▶ Exercise details: Under this line sits a listing. Repeat exactly and only its lines from the one holding "Write the Plotly code for this chart." through the one holding "import plotly.graph_objects as go"; skip pictures.

▶ Rows:
-*-*-
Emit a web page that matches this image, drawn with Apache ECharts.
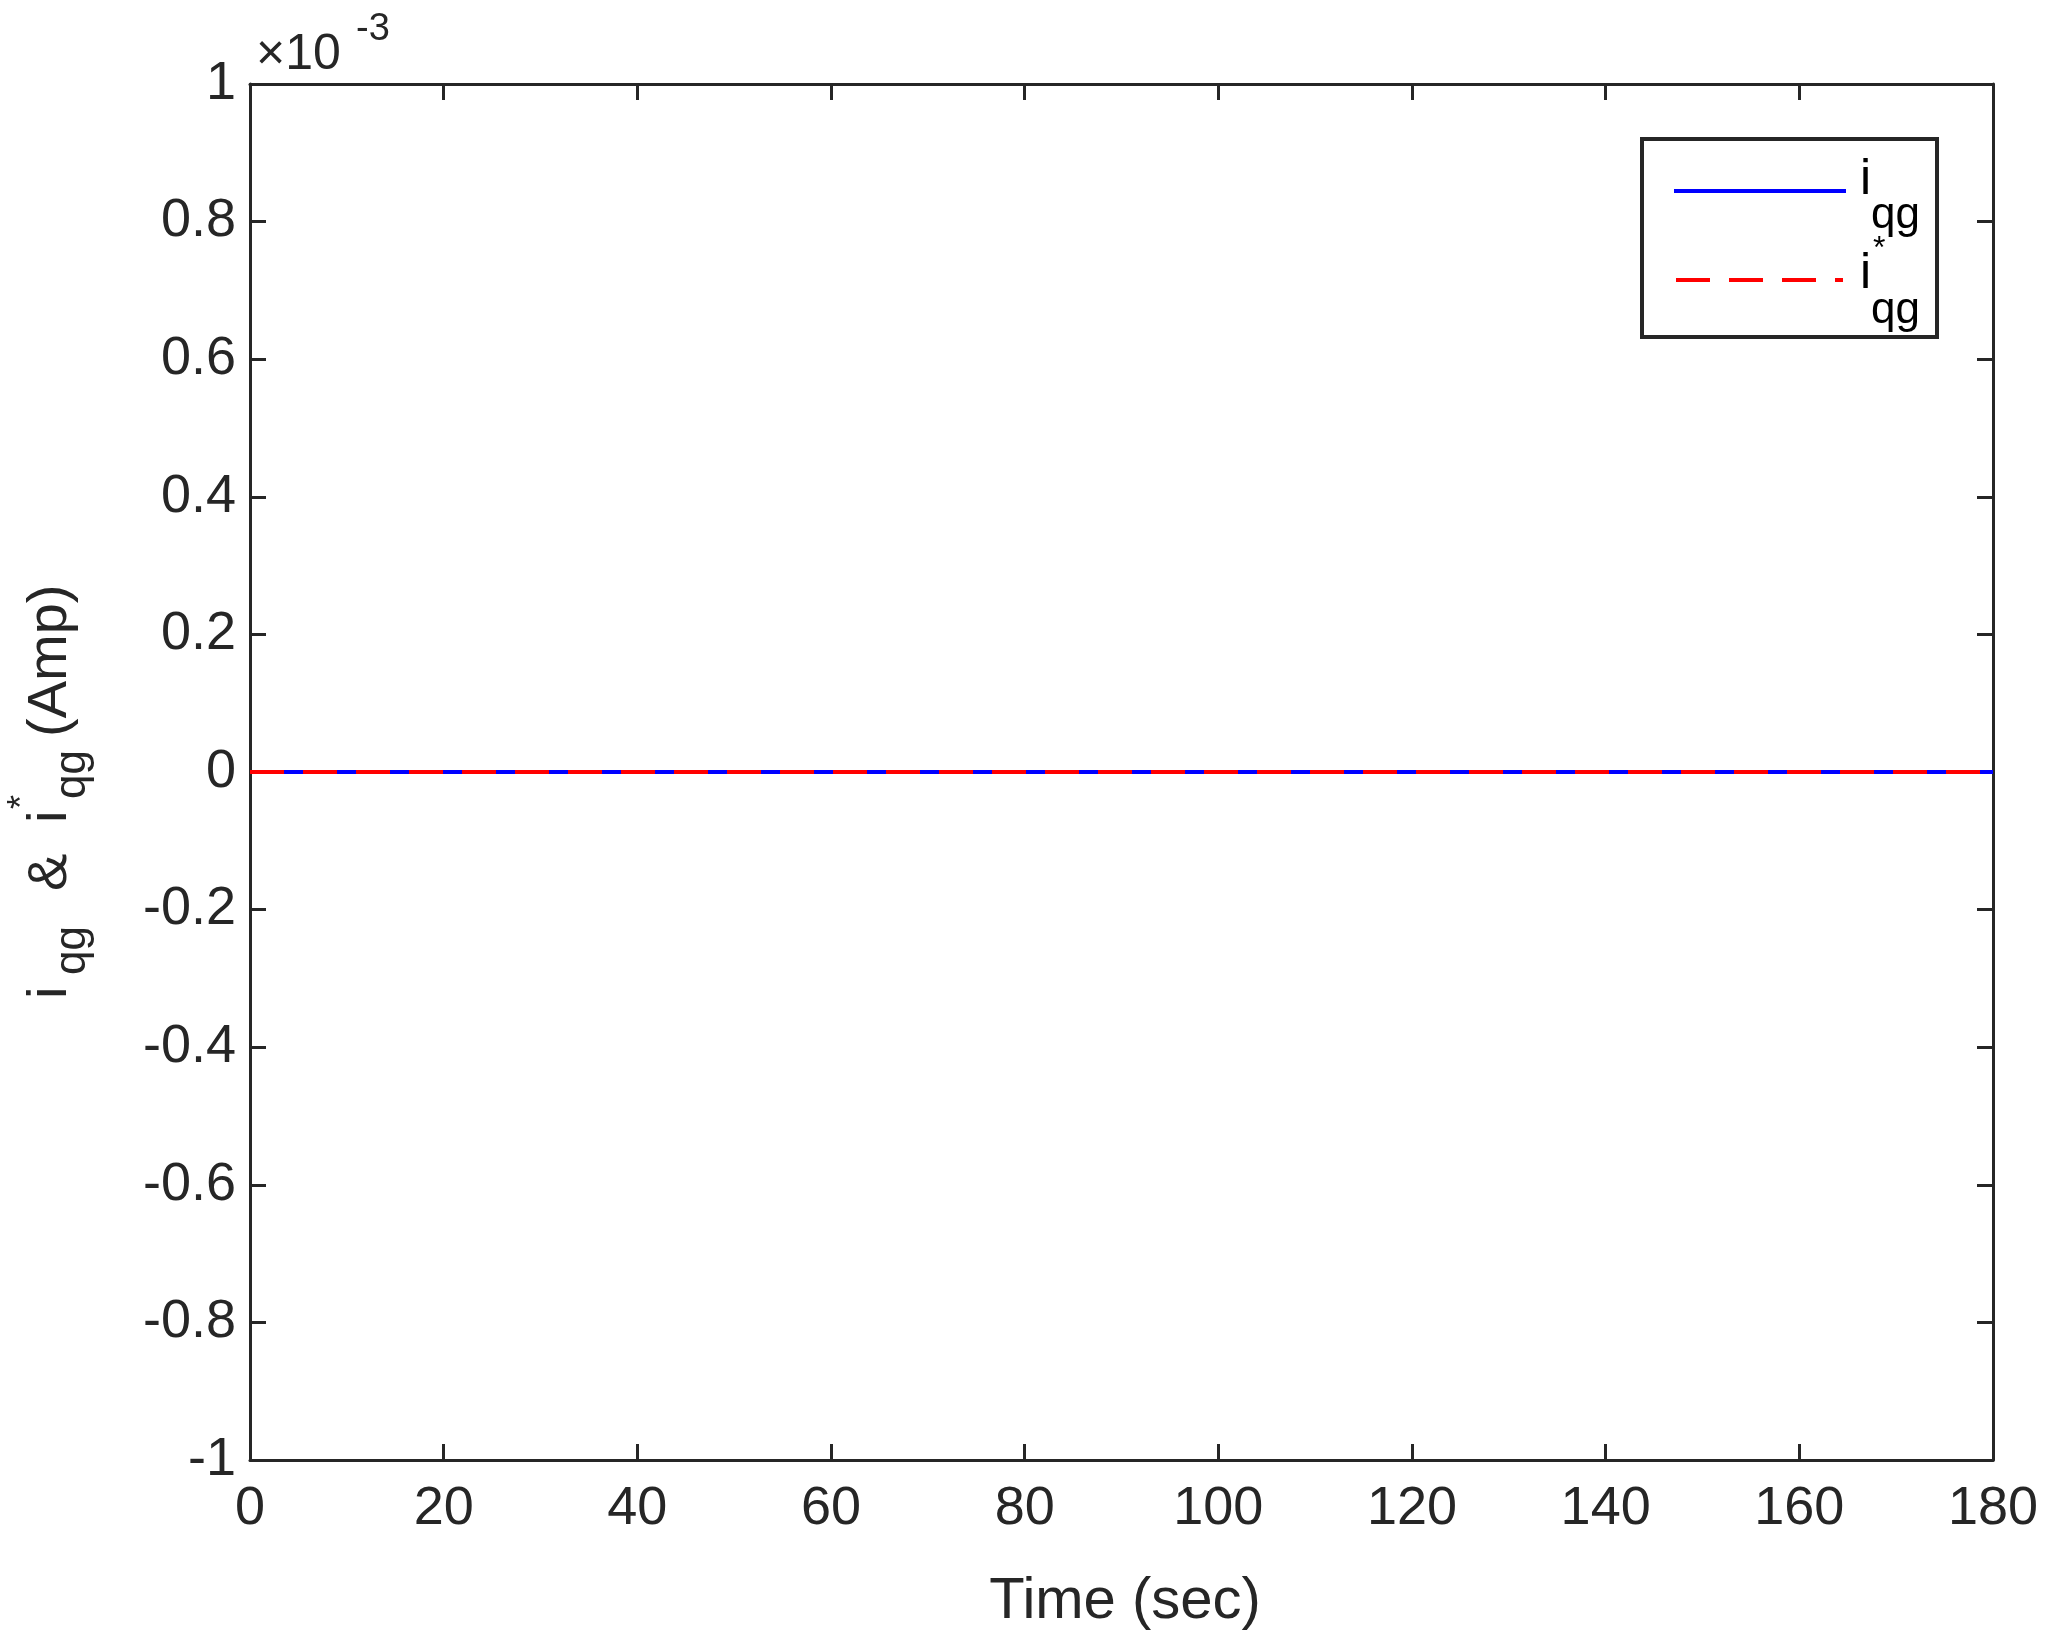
-*-*-
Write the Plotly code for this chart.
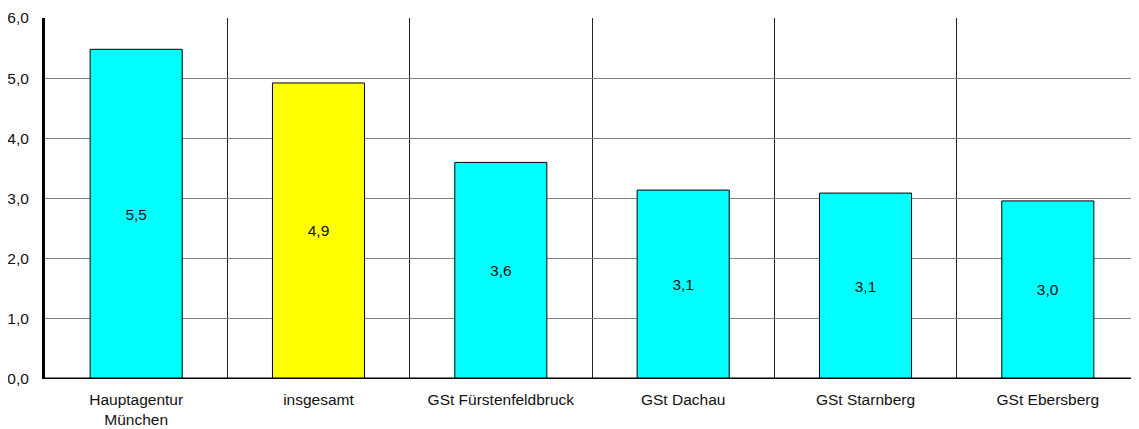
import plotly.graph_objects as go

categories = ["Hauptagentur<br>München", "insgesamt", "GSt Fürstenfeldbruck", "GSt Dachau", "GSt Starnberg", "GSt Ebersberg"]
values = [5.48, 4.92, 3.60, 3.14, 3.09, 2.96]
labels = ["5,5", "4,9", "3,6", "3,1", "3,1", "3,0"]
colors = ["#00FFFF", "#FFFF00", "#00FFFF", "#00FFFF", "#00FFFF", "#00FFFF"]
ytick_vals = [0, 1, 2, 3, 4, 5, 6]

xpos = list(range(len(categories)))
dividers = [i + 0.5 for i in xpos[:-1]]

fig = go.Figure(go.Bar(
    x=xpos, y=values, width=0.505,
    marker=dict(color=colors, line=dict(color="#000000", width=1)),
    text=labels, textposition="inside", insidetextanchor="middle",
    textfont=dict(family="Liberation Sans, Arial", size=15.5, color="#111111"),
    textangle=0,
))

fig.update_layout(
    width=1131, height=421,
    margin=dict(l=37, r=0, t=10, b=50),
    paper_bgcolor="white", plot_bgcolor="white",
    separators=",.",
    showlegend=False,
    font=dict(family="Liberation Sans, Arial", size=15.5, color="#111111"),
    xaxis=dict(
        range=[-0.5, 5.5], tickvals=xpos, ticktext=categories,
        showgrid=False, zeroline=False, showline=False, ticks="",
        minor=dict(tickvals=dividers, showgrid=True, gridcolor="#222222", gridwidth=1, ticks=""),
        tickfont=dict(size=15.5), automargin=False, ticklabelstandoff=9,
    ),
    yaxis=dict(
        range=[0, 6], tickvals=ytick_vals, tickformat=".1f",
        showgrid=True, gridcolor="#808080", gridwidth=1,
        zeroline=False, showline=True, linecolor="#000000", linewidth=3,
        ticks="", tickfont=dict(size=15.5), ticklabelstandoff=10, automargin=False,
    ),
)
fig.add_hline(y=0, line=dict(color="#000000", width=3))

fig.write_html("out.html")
-*-*-
▶ Written answer:
Write the Plotly code for this chart.
import plotly.graph_objects as go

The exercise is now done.